In our example the Lagrangian equals $\mathcal{L}(x,y)=x^2+y^2-\lambda_1(x^2+2y^2-1)$
$\frac{\partial\mathcal{L}(\boldsymbol x)}{\partial(x_i)} = \frac{\partial f(\boldsymbol x)}{\partial x_i}-\sum_{j=1}^{m}\lambda_j\frac{\partial g_j(\boldsymbol x)}{\partial x_i}=0,\;\;\;\;\; i=1,\dots,n$
This is equal to saying that we want to find the points at which the gradient of the Lagrangian equals the zero vector. Studying the equation we may conclude that the condition is satisfied at the points where the gradient of the function is a linear combination of gradients of constraints.
We also require that the gradients of the constraints are linearly independent at the analyzed points. This requirement is called constraint qualification.
Our First Order Necessary Conditions are:
A) $\frac{\partial\mathcal{L}}{\partial x}=2x-2\lambda_1x=0$
B) $\frac{\partial\mathcal{L}}{\partial y}=2y-4\lambda_1y=0$
C) $\frac{\partial\mathcal{L}}{\partial \lambda_1}=-x^2-2y^2+1=0 \Rightarrow x^2+2y^2-1=0$
As we can see, satisfying the FONC means finding the points at which partial derivatives are equal to zero and constraint is satisfied. Pointing out the C) condition seems redundant, as we could just use the constraint itself.
Solving the set of equations, we have:
A) $2x(1-\lambda_1)=0 \Rightarrow x=0 \lor \lambda_1=1$
B) $2y(1-2\lambda_1)=0 \Rightarrow y=0 \lor \lambda_1=\frac{1}{2}$
Above two equations create four cases that need to be analyzed:
1) $x=0 \land y=0 \Rightarrow $ constraint not satisfied
2) $x=0\land\lambda_1=\frac{1}{2}\Rightarrow2y^2=1\Rightarrow y=\frac{1}{\sqrt{2}}\lor y=-\frac{1}{\sqrt{2}}$
3) $y=0 \land \lambda_1=1 \Rightarrow x^2=1 \Rightarrow x=1 \lor x=-1 $
4) $ \lambda_1=\frac{1}{2} \land \lambda_1=1 \Rightarrow$ contradiction
Cases 2) and 3) result in four points that meet the FONC criteria, lets call them $P_1$,$P_2$,$P_3$ and $P_4$ respectively.
| Point | x | y | $\lambda_1$ | f(x,y) |
|---|---|---|---|---|
| $P_1$ | 0 | $\frac{\sqrt{2}}{2}$ | $\frac{1}{2}$ | $\frac{1}{2}$ |
| $P_2$ | 0 | <$\frac{-\sqrt{2}}{2}$ | $\frac{1}{2}$ | $\frac{1}{2}$ |
| $P_3$ | 1 | $0$ | $1$ | $1$ |
| $P_4$ | -1 | $0$ | $1$ | $1$ |
We introduce the idea of the Jacobian.
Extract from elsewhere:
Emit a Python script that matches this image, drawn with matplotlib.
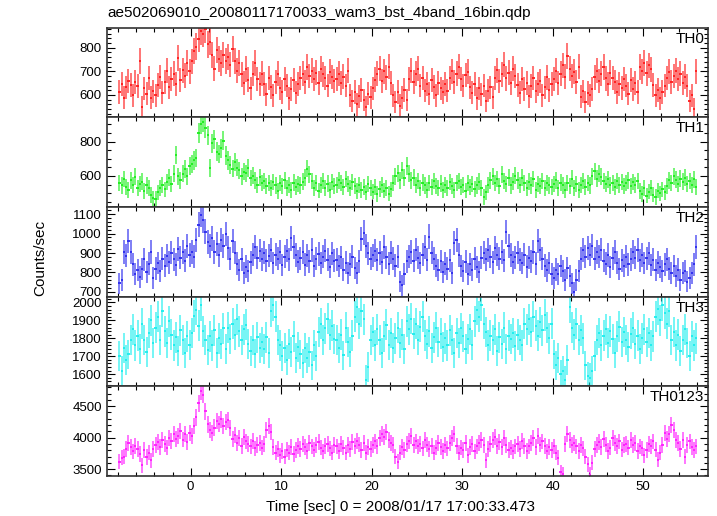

Jacobian is a matrix of first derivatives, in the case of our example it is basically a gradient of our one active constraint.
$$ \mathbf{J} = \frac{d \mathbf{f}}{d \mathbf{x}} = \left[ \frac{\partial \mathbf{f}}{\partial x_1} \cdots \frac{\partial \mathbf{f}}{\partial x_n} \right] = \left[ \frac{\partial \mathbf{g}}{\partial x} \frac{\partial \mathbf{g}}{\partial y} \right] = \left[ 2x \; 4y \right] $$Once again we need to check the definiteness of the Hessian matrix (precisely the definiteness of the Hessian of the Lagrangian) in the nullspace of the Jacobian. The vectors "surrounding" the Hessian need to be the nullspaces of the corresponding Jacobian. How to calculate the nullspace?
$J(\boldsymbol x^*)*Z=0$
$\cdot$ Case $P_1$: $[0\;\;2\sqrt{2}]\begin{bmatrix}z_{1} \\z_{2}\end{bmatrix}=0\Rightarrow 2\sqrt{2}z_2=0\Rightarrow z_2=0\Rightarrow Z=\begin{bmatrix}z_{1} \\ 0\end{bmatrix}$
$\cdot$ Case $P_2$: $[0\;\;-2\sqrt{2}]\begin{bmatrix}z_{1} \\z_{2}\end{bmatrix}=0\Rightarrow -2\sqrt{2}z_2=0\Rightarrow z_2=0\Rightarrow Z=\begin{bmatrix}z_{1} \\ 0\end{bmatrix}$
$\cdot$ Case $P_3$: $[2\;\;\;0]\begin{bmatrix}z_{1} \\z_{2}\end{bmatrix}=0\Rightarrow 2z_1=0\Rightarrow z_1=0\Rightarrow Z=\begin{bmatrix}0 \\ z_2\end{bmatrix}$
$\cdot$ Case $P_4$: $[-2\;\;\;0]\begin{bmatrix}z_{1} \\z_{2}\end{bmatrix}=0\Rightarrow -2z_1=0\Rightarrow z_1=0\Rightarrow Z=\begin{bmatrix}0 \\ z_2\end{bmatrix}$
We calculated the nullspace vectors of each candidate point. Now, how does the process of calculating the definiteness of Hessian matrix look in the case of optimization with equality constraints? It is very similar to previous cases, but now the Hessian is based on our Lagrangian function.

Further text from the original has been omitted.